The way we answer those questions will inform our actions going forward and will determine our future as a nation. That’s right our future. We’re not going to disappear from the face of the earth when these children come of age. On the contrary, we will ALL have to deal with outcomes of the quality of education we provide our students.
The poet James Baldwin said it best:
For these are all our children
We will all profit by, or pay for,
Whatever they become.
How do we profit instead of pay?
First of all, we need to stop talking, and stop recycling the same research and data, reiterating what we already know, stop convening committees that end up doing nothing but producing one more plan that is never implemented and stop waiting for the next miracle state policy to make it to the legislature only to be watered down to benefit adults.
Secondly, we need not be afraid to get our hands dirty.
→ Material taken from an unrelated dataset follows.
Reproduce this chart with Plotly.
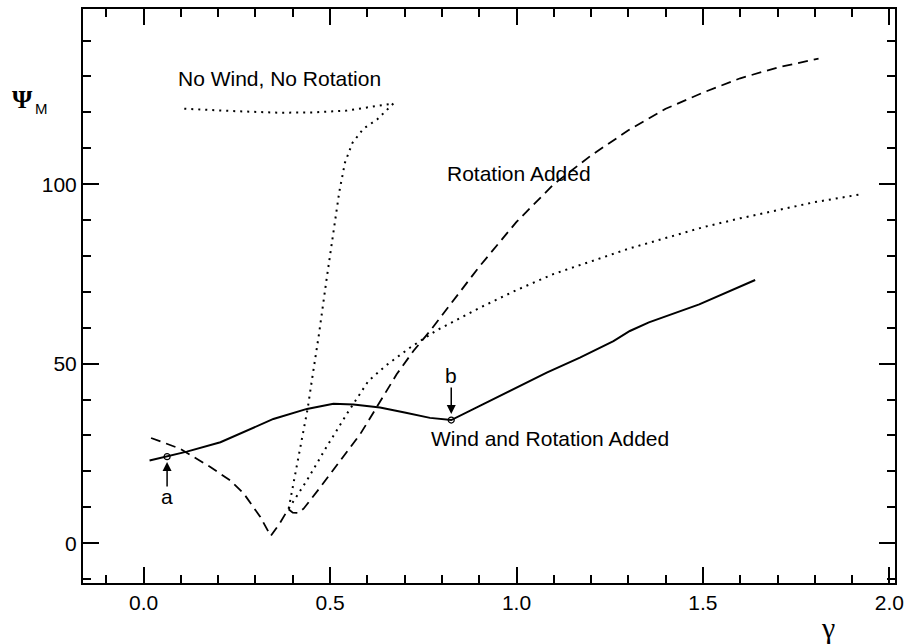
import plotly.graph_objects as go

# Wind and Rotation Added (solid)
solid_x = [0.016, 0.063, 0.116, 0.206, 0.277, 0.348, 0.438, 0.509, 0.563, 0.634, 0.700, 0.768, 0.825,
           0.902, 0.992, 1.081, 1.170, 1.260, 1.304, 1.355, 1.490, 1.640]
solid_y = [23.0, 24.1, 25.5, 28.1, 31.4, 34.6, 37.4, 38.8, 38.6, 37.8, 36.4, 34.9, 34.3,
           38.3, 42.9, 47.5, 51.7, 56.3, 59.1, 61.5, 66.5, 73.3]

# Rotation Added (dashed)
dash_x = [0.020, 0.098, 0.179, 0.232, 0.268, 0.313, 0.341, 0.365, 0.388, 0.400, 0.415, 0.429,
          0.474, 0.527, 0.581, 0.603, 0.648, 0.679, 0.724, 0.768, 0.900, 1.000, 1.100, 1.200,
          1.300, 1.400, 1.500, 1.600, 1.700, 1.810]
dash_y = [29.3, 26.3, 21.2, 17.5, 13.9, 7.3, 2.0, 5.5, 9.5, 8.5, 8.4, 9.6,
          15.6, 23.0, 30.4, 34.1, 42.0, 47.1, 53.6, 59.1, 77.0, 89.5, 100.0, 108.0,
          115.0, 121.0, 125.5, 129.5, 132.5, 135.0]

# No Wind, No Rotation (dotted, folded)
dot1_x = [0.389, 0.420, 0.440, 0.451, 0.470, 0.490, 0.510, 0.525, 0.540, 0.560, 0.590, 0.626,
          0.670, 0.608, 0.545, 0.456, 0.366, 0.232, 0.096]
dot1_y = [9.6, 26.7, 37.5, 45.2, 58.0, 73.0, 88.0, 98.0, 106.0, 111.5, 115.5, 118.0,
          122.5, 121.5, 120.5, 120.0, 119.9, 120.4, 121.1]

# second dotted curve
dot2_x = [0.389, 0.438, 0.490, 0.545, 0.603, 0.650, 0.715, 0.786, 0.900, 1.000, 1.100, 1.200,
          1.300, 1.400, 1.500, 1.600, 1.700, 1.800, 1.930]
dot2_y = [9.6, 17.5, 26.7, 36.0, 45.2, 49.5, 54.5, 59.3, 65.5, 70.5, 75.0, 78.5,
          82.0, 85.0, 88.0, 90.5, 92.8, 95.0, 97.3]

pt_a = (0.063, 24.1)
pt_b = (0.825, 34.3)

x_ticks = [0.0, 0.5, 1.0, 1.5, 2.0]
x_ticktext = ["0.0", "0.5", "1.0", "1.5", "2.0"]
y_ticks = [0, 50, 100]

FONT = "Liberation Sans, Arial, Helvetica, sans-serif"
SERIF = "Liberation Serif, DejaVu Serif, serif"

fig = go.Figure()
fig.add_trace(go.Scatter(x=solid_x, y=solid_y, mode="lines",
                         line=dict(color="black", width=2)))
fig.add_trace(go.Scatter(x=dash_x, y=dash_y, mode="lines",
                         line=dict(color="black", width=1.8, dash="10px,6px")))
fig.add_trace(go.Scatter(x=dot1_x, y=dot1_y, mode="lines",
                         line=dict(color="black", width=2, dash="2px,5px")))
fig.add_trace(go.Scatter(x=dot2_x, y=dot2_y, mode="lines",
                         line=dict(color="black", width=2, dash="2px,5px")))
fig.add_trace(go.Scatter(x=[pt_a[0], pt_b[0]], y=[pt_a[1], pt_b[1]], mode="markers",
                         marker=dict(symbol="circle-open", size=6, color="black",
                                     line=dict(width=1.2, color="black"))))

annots = []
def txt(x, y, s, size=21, family=FONT, ref="data"):
    r = ("x", "y") if ref == "data" else ("paper", "paper")
    annots.append(dict(x=x, y=y, xref=r[0], yref=r[1], text=s, showarrow=False,
                       font=dict(family=family, size=size, color="black"),
                       xanchor="center", yanchor="middle"))

txt(0.365, 129.4, "No Wind, No Rotation")
txt(1.008, 103.0, "Rotation Added")
txt(1.09, 29.1, "Wind and Rotation Added")
txt(0.825, 46.6, "b")
txt(0.063, 12.9, "a")
# axis titles (paper coordinates, outside the plot area)
txt(0.9175, -0.078, "γ", size=30, family=SERIF, ref="paper")
txt(-0.0751, 0.842, "<b>Ψ</b>", size=26, family=SERIF, ref="paper")
txt(-0.0517, 0.826, "M", size=15, ref="paper")

# arrows
annots.append(dict(x=pt_a[0], y=22.6, xref="x", yref="y", ax=0, ay=26, text="",
                   showarrow=True, arrowhead=2, arrowsize=1.2, arrowwidth=1.5, arrowcolor="black"))
annots.append(dict(x=pt_b[0], y=36.0, xref="x", yref="y", ax=0, ay=-28, text="",
                   showarrow=True, arrowhead=2, arrowsize=1.2, arrowwidth=1.5, arrowcolor="black"))

axis_common = dict(showgrid=False, zeroline=False, showline=True, linecolor="black", linewidth=2,
                   mirror="ticks", ticks="inside", tickcolor="black", tickwidth=2, ticklen=16,
                   tickfont=dict(family=FONT, size=21, color="black"))

fig.update_layout(
    width=912, height=644,
    margin=dict(l=83, r=17, t=7, b=61),
    paper_bgcolor="white", plot_bgcolor="white",
    showlegend=False,
    annotations=annots,
    xaxis=dict(range=[-0.1625, 2.015], tickvals=x_ticks, ticktext=x_ticktext,
               minor=dict(ticks="inside", ticklen=8, tickwidth=2, tickcolor="black", dtick=0.1, tick0=0),
               **axis_common),
    yaxis=dict(range=[-11.1, 148.8], tickvals=y_ticks,
               minor=dict(ticks="inside", ticklen=8, tickwidth=2, tickcolor="black", dtick=10, tick0=0),
               **axis_common),
)

fig.write_html("out.html")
We know what to do—put best practices and innovative ideas to work in classrooms—and there’s no better time than now.
There is no doubt that the challenge of creating disruptive change within education will be massive, but if everyone took it upon themselves to make education a priority, and be responsible in being an advocate for reform, we would effectively change the entire trajectory of public education.
After 15 years of providing STEM education opportunities to students of color (three of those years co-managing a public school with a public school district) and raising my four children who attend public schools, I have come to the conclusion that the only thing that will make public education in Washington State work for kids of color and low income students is strategic partnerships between nonprofits (funded by philanthropy) and school districts. Within this partnership system education reform efforts actually have a chance to succeed.
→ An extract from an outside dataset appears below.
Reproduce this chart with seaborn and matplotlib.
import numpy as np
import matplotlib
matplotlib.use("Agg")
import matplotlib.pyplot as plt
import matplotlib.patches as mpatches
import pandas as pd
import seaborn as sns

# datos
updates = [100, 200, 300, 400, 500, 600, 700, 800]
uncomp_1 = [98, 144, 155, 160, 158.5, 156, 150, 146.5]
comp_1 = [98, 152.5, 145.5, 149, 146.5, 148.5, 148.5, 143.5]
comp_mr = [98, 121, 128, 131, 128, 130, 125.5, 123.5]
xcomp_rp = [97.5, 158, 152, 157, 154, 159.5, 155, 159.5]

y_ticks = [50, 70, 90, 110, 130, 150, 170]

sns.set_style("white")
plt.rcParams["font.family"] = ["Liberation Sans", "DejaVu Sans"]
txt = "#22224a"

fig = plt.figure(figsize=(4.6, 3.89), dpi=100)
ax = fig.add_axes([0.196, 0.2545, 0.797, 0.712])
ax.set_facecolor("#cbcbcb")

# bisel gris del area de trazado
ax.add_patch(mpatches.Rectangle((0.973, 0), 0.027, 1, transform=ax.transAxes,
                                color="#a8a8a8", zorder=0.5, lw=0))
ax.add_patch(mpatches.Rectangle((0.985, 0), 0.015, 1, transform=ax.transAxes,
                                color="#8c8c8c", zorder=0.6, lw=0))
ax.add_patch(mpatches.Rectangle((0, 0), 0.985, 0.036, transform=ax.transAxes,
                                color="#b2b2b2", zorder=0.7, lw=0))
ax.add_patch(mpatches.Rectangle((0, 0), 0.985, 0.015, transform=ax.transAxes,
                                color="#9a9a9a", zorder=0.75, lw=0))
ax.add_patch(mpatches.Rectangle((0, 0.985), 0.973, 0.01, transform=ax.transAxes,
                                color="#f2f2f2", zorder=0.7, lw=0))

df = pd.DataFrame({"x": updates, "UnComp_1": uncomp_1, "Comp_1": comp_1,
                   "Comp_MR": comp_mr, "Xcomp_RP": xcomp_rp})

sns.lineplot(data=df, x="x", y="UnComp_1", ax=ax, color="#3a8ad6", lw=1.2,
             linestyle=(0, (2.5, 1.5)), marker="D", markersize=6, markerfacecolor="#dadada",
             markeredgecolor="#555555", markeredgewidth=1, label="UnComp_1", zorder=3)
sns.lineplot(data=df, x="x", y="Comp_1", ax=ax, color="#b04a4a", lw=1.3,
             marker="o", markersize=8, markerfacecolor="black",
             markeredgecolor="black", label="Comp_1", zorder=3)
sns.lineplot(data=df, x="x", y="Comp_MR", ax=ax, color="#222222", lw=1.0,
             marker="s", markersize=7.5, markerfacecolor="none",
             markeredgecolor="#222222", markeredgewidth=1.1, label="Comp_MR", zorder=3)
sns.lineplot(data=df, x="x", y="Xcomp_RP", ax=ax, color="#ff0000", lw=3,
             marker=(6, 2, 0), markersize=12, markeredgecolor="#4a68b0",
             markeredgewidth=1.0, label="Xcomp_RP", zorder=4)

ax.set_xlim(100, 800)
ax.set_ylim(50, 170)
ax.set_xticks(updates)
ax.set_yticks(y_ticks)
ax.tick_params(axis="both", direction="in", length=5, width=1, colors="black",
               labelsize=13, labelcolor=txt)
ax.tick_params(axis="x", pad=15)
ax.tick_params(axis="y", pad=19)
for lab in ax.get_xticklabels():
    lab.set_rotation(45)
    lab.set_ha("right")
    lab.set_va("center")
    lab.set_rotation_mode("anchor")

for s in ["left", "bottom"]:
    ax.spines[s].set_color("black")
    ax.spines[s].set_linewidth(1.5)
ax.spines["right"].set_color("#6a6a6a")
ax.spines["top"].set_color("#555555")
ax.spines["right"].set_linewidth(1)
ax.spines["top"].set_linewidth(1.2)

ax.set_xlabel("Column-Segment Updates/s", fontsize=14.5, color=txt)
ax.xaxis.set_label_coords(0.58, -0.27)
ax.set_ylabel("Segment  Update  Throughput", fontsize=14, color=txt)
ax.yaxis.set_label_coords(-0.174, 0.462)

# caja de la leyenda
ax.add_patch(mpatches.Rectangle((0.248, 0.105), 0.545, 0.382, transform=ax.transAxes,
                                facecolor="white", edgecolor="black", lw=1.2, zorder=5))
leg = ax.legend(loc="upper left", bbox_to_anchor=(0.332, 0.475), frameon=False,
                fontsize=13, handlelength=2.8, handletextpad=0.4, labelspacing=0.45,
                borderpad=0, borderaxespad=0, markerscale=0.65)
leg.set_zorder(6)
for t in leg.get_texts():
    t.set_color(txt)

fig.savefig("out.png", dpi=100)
Notice I didn’t just say philanthropy is the answer. Just giving money to chronically failing school districts, schools and classrooms assumes the system that continues to fail our children will somehow right itself with in infusion of cash.
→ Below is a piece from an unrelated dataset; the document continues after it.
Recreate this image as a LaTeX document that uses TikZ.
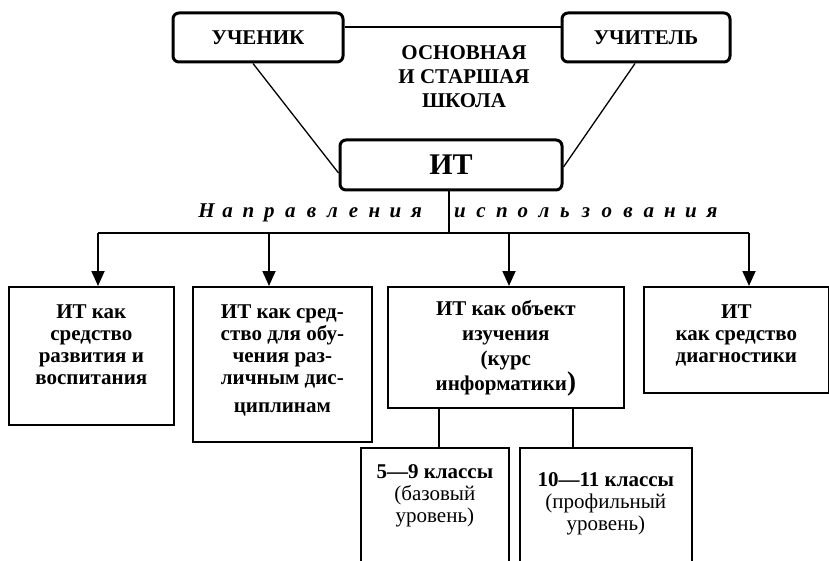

Please understand that I agree the public education could use more money and we need to stop the funding cuts, but what we really need is for the system to be completely overhauled. A first step in that direction is to form strategic partnerships. I think this strategic partnership model will:
- Increase the amount of philanthropic dollars coming to public schools and ensure they stretch further and are applied to an overall academic improvement strategy
- Increase the level of accountability for not only student academic outcomes, but other relevant measures that support student success in the 21st century
- Institute a common practice of bringing much needed innovation, best practices and resources that support timely implementation
- Create networks of teachers that will catalyze continued professional growth and overall improvement of the teaching and learning environment
- Increase authentic learning by facilitating corporate involvement in public education by bringing their real world experiences to the classroom
In this series of articles I will explore the concept of strategic partnerships and the various ways they can work to support the brave superintendents, principals, teachers and other educators who are trying to make the public education system work for all children. I will also share the work of TAF in implementing innovative education models, what works, what doesn’t and things that still need to be tried. Finally, I will cover TAFs intent to share what we know with districts across the state and build a statewide network of STEM education advocates in order to expedite academic improvement and opportunities for students of color.
Most importantly every step of the way I will identify how YOU can increase your capacity, join in this work and make an immediate impact.
Together, we will find ways “Ignite the Potential” in every child and change our futures in the process.